## MATERIAL PROVIDED

>> BEGIN

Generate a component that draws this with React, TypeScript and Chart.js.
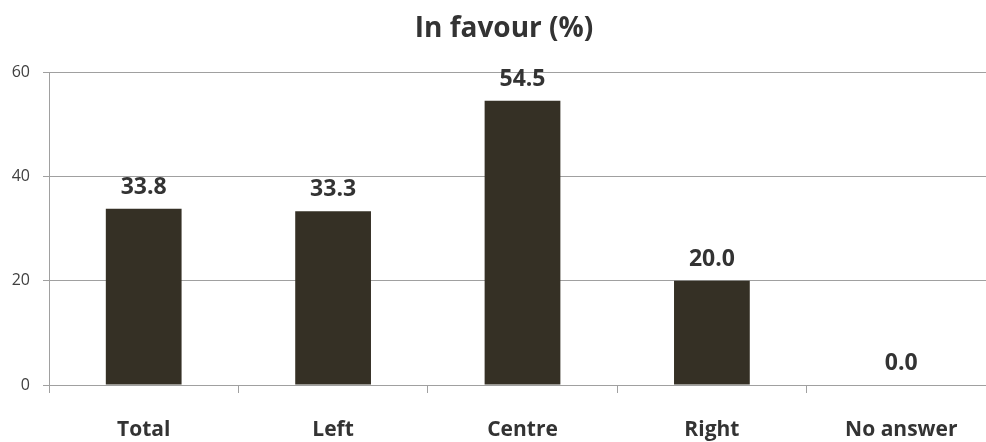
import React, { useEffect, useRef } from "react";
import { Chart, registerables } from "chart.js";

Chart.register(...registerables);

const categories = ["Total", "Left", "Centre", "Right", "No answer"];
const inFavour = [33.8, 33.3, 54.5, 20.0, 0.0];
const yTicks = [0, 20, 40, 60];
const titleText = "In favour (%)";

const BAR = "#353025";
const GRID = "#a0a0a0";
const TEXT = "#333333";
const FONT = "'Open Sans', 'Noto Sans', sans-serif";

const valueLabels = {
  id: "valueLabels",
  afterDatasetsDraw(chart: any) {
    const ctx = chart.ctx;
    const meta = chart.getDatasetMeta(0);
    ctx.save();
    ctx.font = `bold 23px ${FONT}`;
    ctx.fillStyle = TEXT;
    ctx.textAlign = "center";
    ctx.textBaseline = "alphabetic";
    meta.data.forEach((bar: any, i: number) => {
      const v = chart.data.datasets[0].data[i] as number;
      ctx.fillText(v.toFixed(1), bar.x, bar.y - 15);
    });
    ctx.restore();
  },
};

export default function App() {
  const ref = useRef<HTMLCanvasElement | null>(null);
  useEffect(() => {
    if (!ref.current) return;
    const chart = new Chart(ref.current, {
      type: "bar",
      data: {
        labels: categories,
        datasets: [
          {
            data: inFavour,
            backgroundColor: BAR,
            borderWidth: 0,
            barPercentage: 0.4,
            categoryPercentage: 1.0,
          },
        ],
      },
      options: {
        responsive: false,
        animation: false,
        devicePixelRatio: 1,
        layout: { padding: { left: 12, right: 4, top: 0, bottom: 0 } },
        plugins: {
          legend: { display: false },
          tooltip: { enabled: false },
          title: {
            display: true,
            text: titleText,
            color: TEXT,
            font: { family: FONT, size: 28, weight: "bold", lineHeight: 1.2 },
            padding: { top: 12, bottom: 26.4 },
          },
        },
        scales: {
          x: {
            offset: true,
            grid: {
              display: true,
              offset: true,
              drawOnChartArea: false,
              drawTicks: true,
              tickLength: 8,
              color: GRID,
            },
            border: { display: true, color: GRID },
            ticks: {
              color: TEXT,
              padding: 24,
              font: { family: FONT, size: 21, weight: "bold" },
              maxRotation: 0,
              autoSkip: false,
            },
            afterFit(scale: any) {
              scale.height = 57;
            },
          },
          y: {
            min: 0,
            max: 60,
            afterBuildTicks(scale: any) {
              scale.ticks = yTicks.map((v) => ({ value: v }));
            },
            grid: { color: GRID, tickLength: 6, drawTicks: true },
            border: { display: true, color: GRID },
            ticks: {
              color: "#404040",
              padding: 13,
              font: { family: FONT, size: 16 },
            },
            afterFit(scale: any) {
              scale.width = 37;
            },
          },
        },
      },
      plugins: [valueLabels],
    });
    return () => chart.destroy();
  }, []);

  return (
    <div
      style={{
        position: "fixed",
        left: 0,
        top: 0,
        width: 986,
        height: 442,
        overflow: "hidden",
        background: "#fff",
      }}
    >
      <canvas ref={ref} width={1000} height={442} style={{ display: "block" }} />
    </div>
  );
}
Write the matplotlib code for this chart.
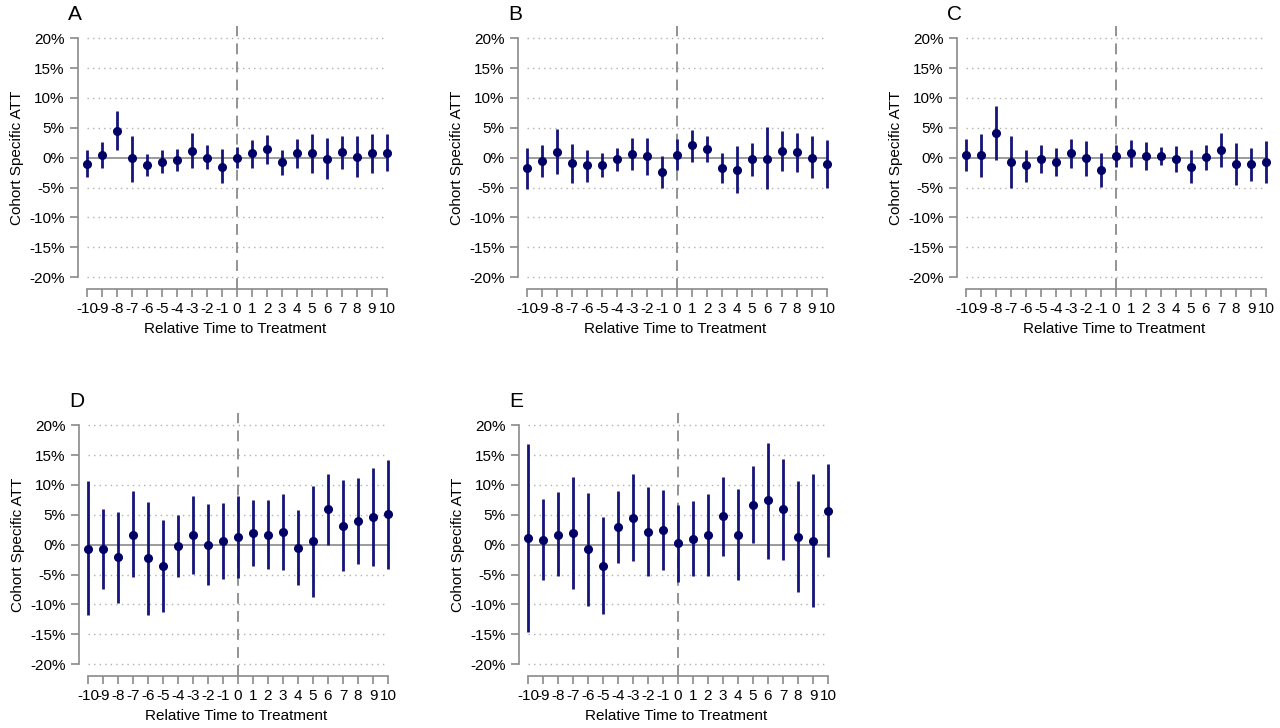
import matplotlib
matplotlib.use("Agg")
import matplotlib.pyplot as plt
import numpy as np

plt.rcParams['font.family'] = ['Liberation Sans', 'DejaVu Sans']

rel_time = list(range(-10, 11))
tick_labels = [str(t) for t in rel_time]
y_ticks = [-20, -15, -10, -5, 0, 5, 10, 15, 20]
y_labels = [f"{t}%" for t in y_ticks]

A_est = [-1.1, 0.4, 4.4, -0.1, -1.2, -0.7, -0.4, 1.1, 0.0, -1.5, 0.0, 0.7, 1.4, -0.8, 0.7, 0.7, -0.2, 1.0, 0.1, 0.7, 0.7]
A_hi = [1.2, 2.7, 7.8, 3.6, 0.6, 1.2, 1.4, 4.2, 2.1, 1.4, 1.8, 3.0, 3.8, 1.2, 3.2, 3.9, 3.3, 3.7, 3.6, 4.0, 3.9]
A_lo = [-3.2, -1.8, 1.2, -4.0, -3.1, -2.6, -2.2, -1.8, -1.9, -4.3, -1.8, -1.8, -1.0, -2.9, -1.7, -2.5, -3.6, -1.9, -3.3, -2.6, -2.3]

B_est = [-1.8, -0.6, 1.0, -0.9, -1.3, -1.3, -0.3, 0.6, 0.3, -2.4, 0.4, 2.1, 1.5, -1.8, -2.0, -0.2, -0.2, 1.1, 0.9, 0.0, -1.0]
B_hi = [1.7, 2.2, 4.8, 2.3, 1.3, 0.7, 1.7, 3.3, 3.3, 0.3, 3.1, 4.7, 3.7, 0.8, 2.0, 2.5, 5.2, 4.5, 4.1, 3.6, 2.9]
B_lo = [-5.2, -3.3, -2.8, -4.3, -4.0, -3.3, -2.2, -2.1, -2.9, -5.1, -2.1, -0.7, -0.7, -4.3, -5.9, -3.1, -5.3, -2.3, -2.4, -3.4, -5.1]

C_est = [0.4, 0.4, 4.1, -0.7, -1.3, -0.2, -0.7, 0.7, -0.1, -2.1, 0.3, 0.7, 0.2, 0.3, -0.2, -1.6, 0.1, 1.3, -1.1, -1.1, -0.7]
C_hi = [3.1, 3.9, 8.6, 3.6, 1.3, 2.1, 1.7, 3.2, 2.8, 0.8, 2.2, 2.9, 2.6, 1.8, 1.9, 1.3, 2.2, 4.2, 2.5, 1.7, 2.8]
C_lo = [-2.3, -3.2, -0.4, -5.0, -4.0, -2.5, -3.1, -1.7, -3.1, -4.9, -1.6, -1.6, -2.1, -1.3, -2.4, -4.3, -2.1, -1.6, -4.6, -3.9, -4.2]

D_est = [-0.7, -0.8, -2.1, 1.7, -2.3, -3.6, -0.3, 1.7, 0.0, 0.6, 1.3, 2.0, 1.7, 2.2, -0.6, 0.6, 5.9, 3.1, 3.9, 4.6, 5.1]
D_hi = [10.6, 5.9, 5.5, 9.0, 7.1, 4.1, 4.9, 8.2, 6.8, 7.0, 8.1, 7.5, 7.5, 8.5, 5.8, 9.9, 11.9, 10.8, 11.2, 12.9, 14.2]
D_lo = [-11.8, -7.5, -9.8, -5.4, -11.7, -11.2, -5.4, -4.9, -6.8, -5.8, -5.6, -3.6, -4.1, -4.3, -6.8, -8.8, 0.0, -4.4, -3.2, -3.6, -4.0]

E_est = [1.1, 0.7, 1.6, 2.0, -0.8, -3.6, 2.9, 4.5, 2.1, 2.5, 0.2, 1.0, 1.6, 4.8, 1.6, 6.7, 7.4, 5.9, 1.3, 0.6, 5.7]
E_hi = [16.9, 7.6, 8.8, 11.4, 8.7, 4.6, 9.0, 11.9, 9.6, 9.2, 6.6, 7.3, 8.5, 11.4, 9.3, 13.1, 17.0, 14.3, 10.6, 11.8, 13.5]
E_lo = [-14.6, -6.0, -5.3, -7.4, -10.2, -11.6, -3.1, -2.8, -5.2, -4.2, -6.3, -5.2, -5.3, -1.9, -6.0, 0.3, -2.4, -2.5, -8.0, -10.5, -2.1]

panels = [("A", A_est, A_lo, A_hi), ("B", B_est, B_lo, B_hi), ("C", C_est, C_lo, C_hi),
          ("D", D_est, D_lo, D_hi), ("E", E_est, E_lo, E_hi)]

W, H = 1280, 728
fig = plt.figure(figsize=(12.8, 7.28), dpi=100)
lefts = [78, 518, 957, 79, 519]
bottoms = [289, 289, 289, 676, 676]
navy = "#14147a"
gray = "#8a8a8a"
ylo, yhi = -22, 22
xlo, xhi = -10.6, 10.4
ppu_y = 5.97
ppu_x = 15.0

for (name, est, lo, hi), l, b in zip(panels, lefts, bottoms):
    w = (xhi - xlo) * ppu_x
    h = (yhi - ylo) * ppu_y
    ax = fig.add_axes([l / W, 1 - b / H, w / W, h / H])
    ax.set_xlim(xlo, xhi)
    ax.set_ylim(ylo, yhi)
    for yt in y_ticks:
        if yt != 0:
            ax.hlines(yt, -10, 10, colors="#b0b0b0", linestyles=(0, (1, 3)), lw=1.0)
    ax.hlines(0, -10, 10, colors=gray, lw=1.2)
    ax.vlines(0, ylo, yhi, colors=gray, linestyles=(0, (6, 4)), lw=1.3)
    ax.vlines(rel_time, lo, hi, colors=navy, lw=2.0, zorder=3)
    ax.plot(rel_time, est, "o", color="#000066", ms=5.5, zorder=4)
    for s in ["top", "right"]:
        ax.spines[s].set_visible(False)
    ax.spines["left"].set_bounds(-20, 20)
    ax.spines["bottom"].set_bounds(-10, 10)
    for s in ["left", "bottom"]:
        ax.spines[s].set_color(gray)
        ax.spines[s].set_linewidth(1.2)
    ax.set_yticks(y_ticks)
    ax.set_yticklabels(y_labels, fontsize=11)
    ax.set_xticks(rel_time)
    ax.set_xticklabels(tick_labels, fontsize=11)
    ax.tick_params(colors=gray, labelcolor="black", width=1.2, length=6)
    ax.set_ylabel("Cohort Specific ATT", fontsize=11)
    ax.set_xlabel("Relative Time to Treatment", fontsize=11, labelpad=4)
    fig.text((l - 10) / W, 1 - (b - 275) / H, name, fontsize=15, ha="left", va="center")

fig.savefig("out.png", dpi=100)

>> END

## DO THIS
Restate the data word for word from its first line through the line with "Chart.register(...registerables);", leaving out any picture along the way.

## OUTPUT BELOW
Generate a component that draws this with React, TypeScript and Chart.js.
import React, { useEffect, useRef } from "react";
import { Chart, registerables } from "chart.js";

Chart.register(...registerables);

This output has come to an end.